Clearly this offers interesting opportunities for using the network map as a menu through which users can select individual nodes on which they can immediately access additional text data.
(f) High-quality graphic output: One objective is the production of maps to be printed in book form. To achieve this one approach might be to produce output in a form which can be handled by PC-TeX to create files for output on a high quality laser printer.
(h) Integration of features: It is possible that CAD/Base offers an appropriate means of integrating the different features discussed above (except the last). It is also possible that such a product, which is relatively expensive, can be considered as "overkill", and that a more compact approach would be more suitable and easier to make available to others. If the emphasis is on the simpler strategy of generating hardcopy, this would certainly be the case. To the extent that interaction with the data is desirable, then more features would be required, even though only a selection of standard CAD features would be necessary.
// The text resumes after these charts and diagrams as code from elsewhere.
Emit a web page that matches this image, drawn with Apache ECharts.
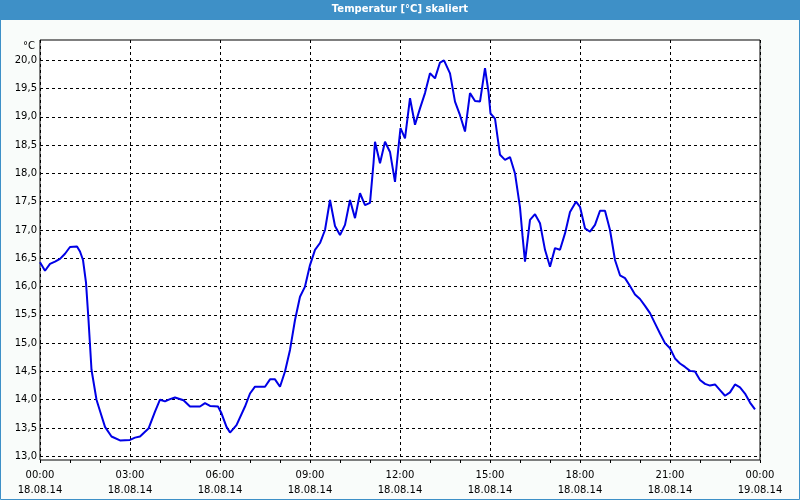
<!DOCTYPE html>
<html>
<head>
<meta charset="utf-8">
<script src="https://cdn.jsdelivr.net/npm/echarts@6/dist/echarts.min.js"></script>
<style>html,body{margin:0;padding:0;}#c{width:800px;height:500px;}</style>
</head>
<body>
<div id="c"></div>
<script>
// minutes since 00:00 18.08.14
var minutes = [0,10,20,30,40,50,60,74,80,86,92,97,103,113,120,130,143,160,180,190,200,217,230,240,250,260,270,287,300,320,330,340,356,363,373,380,393,410,420,430,450,460,470,480,490,500,510,520,530,540,550,560,570,580,590,600,610,620,630,640,650,660,667,670,680,690,700,710,717,721,730,740,750,760,770,780,790,800,808,820,830,840,850,860,870,880,890,897,901,910,920,930,940,950,960,965,970,980,990,1000,1010,1020,1030,1040,1050,1060,1072,1080,1090,1100,1110,1120,1130,1140,1150,1160,1170,1180,1190,1200,1210,1220,1230,1240,1250,1260,1270,1280,1290,1300,1310,1320,1330,1340,1350,1360,1370,1380,1390,1400,1410,1420,1430];
var temps = [16.43,16.28,16.40,16.44,16.49,16.58,16.70,16.71,16.62,16.47,16.07,15.41,14.53,14.00,13.80,13.52,13.35,13.28,13.29,13.33,13.35,13.49,13.79,14.00,13.97,14.01,14.04,13.99,13.88,13.88,13.94,13.89,13.88,13.76,13.52,13.42,13.55,13.88,14.11,14.23,14.23,14.36,14.36,14.23,14.50,14.88,15.41,15.82,16.00,16.38,16.65,16.77,17.00,17.53,17.07,16.91,17.09,17.53,17.21,17.65,17.44,17.48,18.18,18.56,18.18,18.56,18.38,17.85,18.47,18.80,18.62,19.33,18.86,19.15,19.42,19.77,19.68,19.96,20.00,19.77,19.27,19.03,18.74,19.42,19.28,19.27,19.86,19.44,19.06,18.97,18.33,18.24,18.29,18.00,17.40,16.90,16.44,17.18,17.28,17.12,16.65,16.35,16.68,16.65,16.94,17.32,17.50,17.41,17.03,16.97,17.09,17.34,17.34,17.00,16.47,16.20,16.15,16.01,15.86,15.78,15.66,15.53,15.35,15.17,15.00,14.91,14.73,14.64,14.58,14.51,14.50,14.35,14.28,14.25,14.27,14.17,14.07,14.13,14.27,14.22,14.11,13.95,13.83];
var dateLabels = ['18.08.14','19.08.14'];
var titleText = 'Temperatur [°C] skaliert';
var unitText = '°C';

var data = minutes.map(function(m,i){return [m, temps[i]];});
function pad(n){return (n<10?'0':'')+n;}
var FONT = 'DejaVu Sans';
var chart = echarts.init(document.getElementById('c'), null, {renderer:'canvas'});
chart.setOption({
  animation:false,
  backgroundColor:'#F9FCFA',
  title:{text:titleText,left:'center',top:1,itemGap:0,padding:[2,5,2,5],
    textStyle:{color:'#ffffff',fontFamily:FONT,fontSize:10,fontWeight:'bold',lineHeight:12}},
  graphic:[
    {type:'rect',z:-1,shape:{x:0,y:0,width:800,height:20},style:{fill:'#3E90C7'}},
    {type:'rect',z:100,shape:{x:0.5,y:0.5,width:799,height:499},style:{fill:null,stroke:'#3E90C7',lineWidth:1}}
  ],
  grid:[
    {left:40,top:40,width:720,height:420,show:true,backgroundColor:'#ffffff',borderColor:'#000000',borderWidth:1},
    {left:40,top:60.3,width:720,height:396}
  ],
  xAxis:[
    {type:'value',gridIndex:0,min:0,max:1440,interval:180,
      axisLine:{show:false},
      axisTick:{show:true,length:3,lineStyle:{color:'#000'}},
      minorTick:{show:true,splitNumber:3,length:3,lineStyle:{color:'#000'}},
      splitLine:{show:true,lineStyle:{color:'#000',type:[3,3],width:1}},
      axisLabel:{margin:8,color:'#000',fontFamily:FONT,fontSize:10,lineHeight:15,
        formatter:function(v){var d=Math.floor(v/1440);var m=v%1440;return pad(Math.floor(m/60))+':'+pad(m%60)+'\n'+dateLabels[d];}}},
    {type:'value',gridIndex:1,min:0,max:1440,show:false}
  ],
  yAxis:[
    {type:'value',gridIndex:0,min:0,max:1,show:false,splitLine:{show:false}},
    {type:'value',gridIndex:1,min:13,max:20,interval:0.5,
      name:unitText,nameLocation:'end',nameGap:14,
      nameTextStyle:{color:'#000',fontFamily:FONT,fontSize:10,align:'right',verticalAlign:'middle',padding:[0,5,0,0]},
      axisLine:{show:false},axisTick:{show:false},
      splitLine:{show:true,lineStyle:{color:'#000',type:[3,3],width:1}},
      axisLabel:{margin:3,color:'#000',fontFamily:FONT,fontSize:10,padding:[3,0,0,0],
        formatter:function(v){return v.toFixed(1).replace('.',',');}}}
  ],
  series:[{type:'line',xAxisIndex:1,yAxisIndex:1,data:data,showSymbol:false,clip:false,
    lineStyle:{color:'#0000E6',width:2},itemStyle:{color:'#0000E6'}}]
});
</script>
</body>
</html>
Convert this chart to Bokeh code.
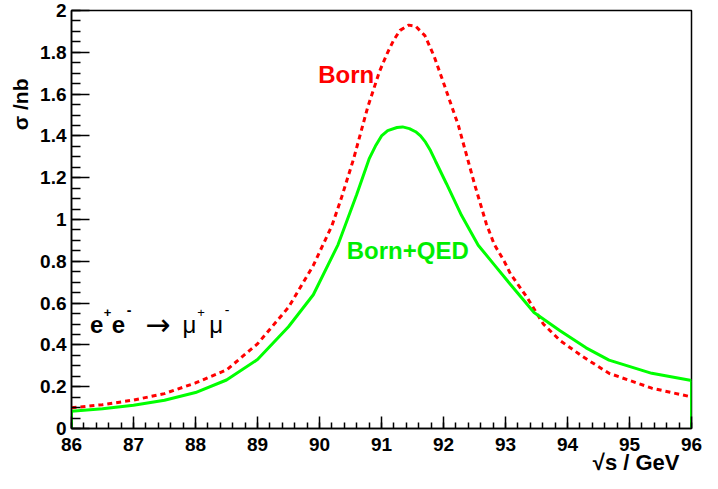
import numpy as np
from bokeh.plotting import figure
from bokeh.models import FixedTicker, Label, Range1d, Title
from bokeh.embed import file_html
from bokeh.resources import INLINE

# ---- data ----
born_x = [86.0, 86.5, 87.0, 87.5, 88.0, 88.5, 89.0, 89.5, 89.9, 90.2, 90.35, 90.55,
          90.78, 90.97, 91.1, 91.2, 91.3, 91.44, 91.55, 91.7, 91.85, 91.97, 92.24, 92.37,
          92.5, 92.69, 92.82, 92.98, 93.08, 93.35, 93.61, 93.88, 94.25, 94.67, 95.36, 96.0]
born_y = [0.099, 0.114, 0.136, 0.167, 0.218, 0.280, 0.405, 0.58, 0.78, 0.97, 1.10, 1.29,
          1.54, 1.71, 1.80, 1.86, 1.905, 1.93, 1.925, 1.88, 1.78, 1.68, 1.45, 1.31,
          1.17, 0.98, 0.88, 0.80, 0.74, 0.626, 0.50, 0.421, 0.343, 0.264, 0.193, 0.151]

qed_x = [86.0, 86.5, 87.0, 87.5, 88.0, 88.5, 89.0, 89.5, 89.9, 90.3, 90.6, 90.8, 90.9,
         91.0, 91.1, 91.25, 91.34, 91.45, 91.55, 91.63, 91.71, 91.79, 91.87, 92.05, 92.29,
         92.56, 92.82, 93.08, 93.46, 93.88, 94.30, 94.67, 95.36, 96.0]
qed_y = [0.083, 0.094, 0.111, 0.135, 0.172, 0.232, 0.330, 0.487, 0.64, 0.88, 1.12, 1.29, 1.35,
         1.40, 1.425, 1.44, 1.443, 1.435, 1.42, 1.40, 1.37, 1.33, 1.28, 1.17, 1.02,
         0.877, 0.783, 0.689, 0.555, 0.468, 0.386, 0.327, 0.264, 0.230]

x_ticks = [86, 87, 88, 89, 90, 91, 92, 93, 94, 95, 96]
x_tick_labels = ["86", "87", "88", "89", "90", "91", "92", "93", "94", "95", "96"]
y_ticks = [0, 0.2, 0.4, 0.6, 0.8, 1.0, 1.2, 1.4, 1.6, 1.8, 2.0]
y_tick_labels = ["0", "0.2", "0.4", "0.6", "0.8", "1", "1.2", "1.4", "1.6", "1.8", "2"]

FONT = "Liberation Sans"

p = figure(width=702, height=473, output_backend="svg", toolbar_location=None,
           x_range=Range1d(86, 96), y_range=Range1d(0, 2),
           min_border_left=69, min_border_right=11, min_border_top=10, min_border_bottom=45)
p.xgrid.visible = False
p.ygrid.visible = False
p.outline_line_color = "black"
p.outline_line_width = 1.5
p.background_fill_color = "white"
p.border_fill_color = "white"

p.xaxis.ticker = FixedTicker(ticks=x_ticks, minor_ticks=list(np.round(np.arange(86, 96.001, 0.2), 3)))
p.yaxis.ticker = FixedTicker(ticks=y_ticks, minor_ticks=list(np.round(np.arange(0, 2.001, 0.05), 3)))
p.xaxis.major_label_overrides = {t: l for t, l in zip(x_ticks, x_tick_labels)}
p.yaxis.major_label_overrides = {t: l for t, l in zip(y_ticks, y_tick_labels)}

for ax in (p.xaxis[0], p.yaxis[0]):
    ax.axis_line_color = "black"
    ax.axis_line_width = 1.5
    ax.major_tick_line_color = "black"
    ax.minor_tick_line_color = "black"
    ax.major_tick_line_width = 1.5
    ax.minor_tick_line_width = 1.5
    ax.major_tick_out = 0
    ax.minor_tick_out = 0
    ax.major_label_text_font = FONT
    ax.major_label_text_font_style = "bold"
    ax.major_label_text_font_size = "19px"
    ax.major_label_text_color = "black"

p.xaxis.major_tick_in = 12
p.xaxis.minor_tick_in = 6
p.xaxis.major_label_standoff = 9
p.yaxis.major_tick_in = 18
p.yaxis.minor_tick_in = 9
p.yaxis.major_label_standoff = 5

# axis titles as layout titles (not clipped by the frame)
xt = Title(text="\u221as / GeV", align="right", offset=12,
           text_font=FONT, text_font_style="bold", text_font_size="22px",
           text_color="black")
try:
    xt.standoff = -12
except Exception:
    xt.standoff = 0
p.add_layout(xt, "below")
p.add_layout(Title(text="\u03c3 /nb", align="right", offset=68, standoff=12,
                   text_font=FONT, text_font_style="bold", text_font_size="21px",
                   text_color="black"), "left")

# curves
p.line(born_x, born_y, line_color="#ff0000", line_width=3, line_dash="5 4")
p.line(qed_x, qed_y, line_color="#00ff00", line_width=3)
p.segment(x0=[qed_x[0], qed_x[-1]], y0=[0, 0], x1=[qed_x[0], qed_x[-1]],
          y1=[qed_y[0], qed_y[-1]], line_color="#00ff00", line_width=3)

def lab(x, y, text, size, color="black", style="bold", font=FONT):
    p.add_layout(Label(x=x, y=y, text=text, text_font=font, text_font_style=style,
                       text_font_size=size, text_color=color, text_align="left",
                       text_baseline="alphabetic"))

# curve labels
lab(89.98, 1.693, "Born", "24px", color="#ff0000")
lab(90.44, 0.854, "Born+QED", "24px", color="#00ee00")

# reaction e+ e- -> mu+ mu-
lab(86.30, 0.50, "e", "24px")
lab(86.52, 0.557, "+", "13px")
lab(86.651, 0.50, "e", "24px")
lab(86.89, 0.566, "-", "14px")
lab(87.19, 0.50, "\u2192", "30px", style="normal", font="DejaVu Sans")
lab(87.79, 0.50, "\u03bc", "24px", style="normal")
lab(88.03, 0.557, "+", "13px", style="normal")
lab(88.22, 0.50, "\u03bc", "24px", style="normal")
lab(88.47, 0.566, "-", "14px", style="normal")

open("out.html", "w").write(file_html(p, INLINE))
For the user, there is obviously great merit in ease of use as an adjunct to normal text editing procedures. Ideally such a package would bear some resemblance to the more sophisticated forms of "outliner", such as MORE and INSPIRATION running on Apple machines. In these an essentially hierarchical outline of topics can be opened up into standard text processing or converted into bullet charts. What is required is an equivalent which is tied into a relational database environment. The different approaches to network "map design" noted above might then be options in the way the data was manipulated for presentation, as is the case in standard business graphics (bar charts, pie charts, etc).